Un bâtiment endommagé dans le centre de Kharkiv, en Ukraine.
© UNOCHA/Matteo Minasi
Un bâtiment endommagé dans le centre de Kharkiv, en Ukraine.

L’invasion de l’Ukraine par la Russie a ramené le monde « à une époque archaïque »

Près de la moitié des prisonniers de guerre russes interrogés ont indiqué avoir été torturés ou maltraités. La plupart de ces actes de torture auraient eu lieu peu après la capture. « Nous n’avons pas constaté de tendance durable de mauvais traitements graves dans les lieux d’internement plus permanents », a-t-il précisé.

Le HCDH a également documenté l’exécution sommaire par le personnel russe de prisonniers de guerre ukrainiens peu après leur capture, l’une des victimes ayant été gravement mutilée avant d’être tuée.

Dans le même temps, le rapport fait état de l’exécution sommaire par les forces armées ukrainiennes de prisonniers de guerre russes et du personnel hors de combat, immédiatement après leur capture. « Nous savons que les autorités ukrainiennes mènent actuellement des enquêtes, mais qu’aucune poursuite n’a été engagée à ce jour », a dit le chef des droits de l’homme de l’ONU.
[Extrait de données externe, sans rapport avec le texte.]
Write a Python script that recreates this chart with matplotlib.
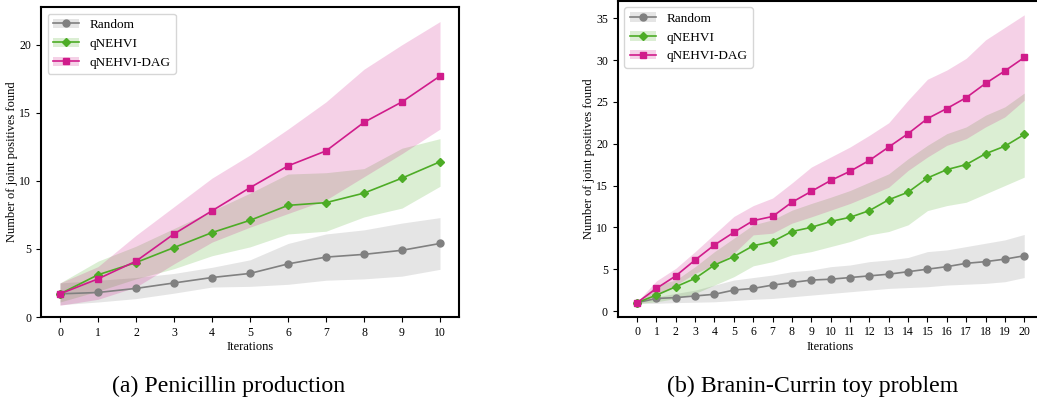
import matplotlib
matplotlib.use("Agg")
import matplotlib.pyplot as plt
from matplotlib.patches import Patch
from matplotlib.lines import Line2D

plt.rcParams['font.family'] = ['Liberation Serif', 'DejaVu Serif']

# ---------------- data: (a) Penicillin production ----------------
iters_a = list(range(11))
rand_a = [1.7, 1.8, 2.1, 2.5, 2.9, 3.2, 3.9, 4.4, 4.6, 4.9, 5.4]
rand_a_lo = [0.9, 1.1, 1.35, 1.75, 2.2, 2.25, 2.4, 2.7, 2.8, 3.0, 3.5]
rand_a_hi = [2.5, 2.7, 2.9, 3.2, 3.65, 4.2, 5.4, 6.1, 6.4, 6.9, 7.3]

nehvi_a = [1.7, 3.1, 4.0, 5.1, 6.2, 7.1, 8.2, 8.4, 9.1, 10.2, 11.4]
nehvi_a_lo = [1.1, 1.9, 2.8, 3.55, 4.5, 5.15, 6.1, 6.3, 7.35, 8.0, 9.6]
nehvi_a_hi = [2.5, 4.1, 5.2, 6.5, 7.8, 9.1, 10.5, 10.6, 10.9, 12.4, 13.1]

dag_a = [1.7, 2.8, 4.1, 6.1, 7.8, 9.5, 11.1, 12.2, 14.3, 15.8, 17.7]
dag_a_lo = [0.86, 1.3, 2.2, 3.9, 5.5, 6.6, 7.6, 8.6, 10.3, 12.0, 13.8]
dag_a_hi = [2.5, 3.7, 6.0, 8.1, 10.2, 11.9, 13.8, 15.8, 18.2, 20.0, 21.7]

# ---------------- data: (b) Branin-Currin toy problem ----------------
iters_b = list(range(21))
rand_b = [1.0, 1.5, 1.6, 1.8, 2.0, 2.5, 2.7, 3.1, 3.4, 3.7, 3.8, 4.0, 4.2,
          4.4, 4.7, 5.0, 5.3, 5.7, 5.9, 6.2, 6.6]
rand_b_lo = [0.9, 0.92, 1.0, 1.05, 1.1, 1.25, 1.4, 1.5, 1.7, 1.9, 2.1, 2.3,
             2.5, 2.7, 2.8, 2.9, 3.1, 3.2, 3.3, 3.5, 4.0]
rand_b_hi = [1.1, 1.7, 2.1, 2.5, 3.1, 3.7, 4.0, 4.3, 4.7, 4.9, 5.3, 5.5,
             5.9, 6.1, 6.4, 7.1, 7.3, 7.7, 8.1, 8.5, 9.15]

nehvi_b = [1.0, 1.9, 2.9, 3.9, 5.5, 6.5, 7.8, 8.3, 9.5, 10.0, 10.7, 11.2,
           12.0, 13.3, 14.2, 15.9, 16.9, 17.5, 18.8, 19.7, 21.1]
nehvi_b_lo = [0.9, 1.1, 1.5, 2.1, 3.1, 4.1, 5.4, 5.9, 6.7, 7.1, 7.7, 8.3,
              9.1, 9.5, 10.3, 12.0, 12.6, 13.0, 14.0, 15.0, 16.0]
nehvi_b_hi = [1.1, 3.1, 3.7, 5.3, 7.1, 8.7, 10.3, 10.9, 12.05, 12.85, 13.6,
              14.4, 15.4, 16.4, 18.2, 19.8, 21.2, 22.0, 23.4, 24.4, 26.05]

dag_b = [1.0, 2.7, 4.2, 6.1, 7.9, 9.4, 10.8, 11.3, 13.0, 14.3, 15.6, 16.7,
         18.0, 19.6, 21.2, 23.0, 24.2, 25.5, 27.2, 28.7, 30.3]
dag_b_lo = [0.9, 1.8, 3.1, 4.5, 5.5, 6.9, 9.1, 9.3, 10.5, 11.25, 12.05,
            12.85, 13.8, 14.8, 16.8, 18.4, 19.8, 20.6, 22.0, 23.2, 25.2]
dag_b_hi = [1.1, 3.6, 5.1, 7.1, 9.2, 11.3, 12.6, 13.5, 15.3, 17.2, 18.4,
            19.6, 21.0, 22.5, 25.2, 27.7, 28.8, 30.2, 32.4, 33.9, 35.4]

labels = ["Random", "qNEHVI", "qNEHVI-DAG"]
colors = ["#808080", "#4dac26", "#d01c8b"]
markers = ["o", "D", "s"]
msizes = [5, 4.5, 5]

captions = ["(a) Penicillin production", "(b) Branin-Currin toy problem"]

W, H = 1037, 397
fig = plt.figure(figsize=(W / 100, H / 100), dpi=100)

def px_axes(x0, x1, y0, y1):
    return fig.add_axes([x0 / W, 1 - y1 / H, (x1 - x0) / W, (y1 - y0) / H])

ax_a = px_axes(41, 459, 7, 317)
ax_b = px_axes(617.7, 1043.6, 0.6, 316.7)

def draw(ax, x, series, xlim, ylim, yticks):
    handles = []
    for (mean, lo, hi), lab, c, m, ms in zip(series, labels, colors, markers, msizes):
        ax.fill_between(x, lo, hi, color=c, alpha=0.2, linewidth=0)
    for (mean, lo, hi), lab, c, m, ms in zip(series, labels, colors, markers, msizes):
        ax.plot(x, mean, color=c, marker=m, markersize=ms, linewidth=1.2)
        handles.append((Patch(facecolor=c, alpha=0.2, edgecolor='none'),
                        Line2D([], [], color=c, marker=m, markersize=ms, linewidth=1.2)))
    ax.legend(handles, labels, loc="upper left", fontsize=9.5)
    ax.set_xlim(*xlim)
    ax.set_ylim(*ylim)
    ax.set_xticks(x)
    ax.set_yticks(yticks)
    ax.tick_params(labelsize=8.5, length=3.5, width=0.8, top=False, right=False)
    for sp in ax.spines.values():
        sp.set_linewidth(1.5)
    ax.set_xlabel("Iterations", fontsize=9, labelpad=2)
    ax.set_ylabel("Number of joint positives found", fontsize=9, labelpad=1)

draw(ax_a, iters_a,
     [(rand_a, rand_a_lo, rand_a_hi), (nehvi_a, nehvi_a_lo, nehvi_a_hi), (dag_a, dag_a_lo, dag_a_hi)],
     (-0.5, 10.5), (0, 22.77), [0, 5, 10, 15, 20])
draw(ax_b, iters_b,
     [(rand_b, rand_b_lo, rand_b_hi), (nehvi_b, nehvi_b_lo, nehvi_b_hi), (dag_b, dag_b_lo, dag_b_hi)],
     (-1.0, 21.0), (-0.68, 37.1), [0, 5, 10, 15, 20, 25, 30, 35])

fig.text(229 / W, 1 - 386.5 / H, captions[0], ha="center", va="center", fontsize=17.2)
fig.text(813 / W, 1 - 386.5 / H, captions[1], ha="center", va="center", fontsize=17.2)

fig.savefig("out.png", dpi=100)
Plus largement, l’invasion de l’Ukraine par la Russie a ramené le monde « à une époque archaïque ». Une époque où le territoire d’un pays voisin pouvait être attaqué et pris, à volonté, comme le sien.

« Une époque où l’on pouvait nier l’identité et l’histoire des communautés et réécrire la réalité », a-t-il insisté, rappelant que la Charte des Nations Unies était censée mettre un terme à cette pensée atavique. « Mais aujourd’hui, une nation lutte pour sa survie », a conclu le chef des droits de l’homme de l’ONU.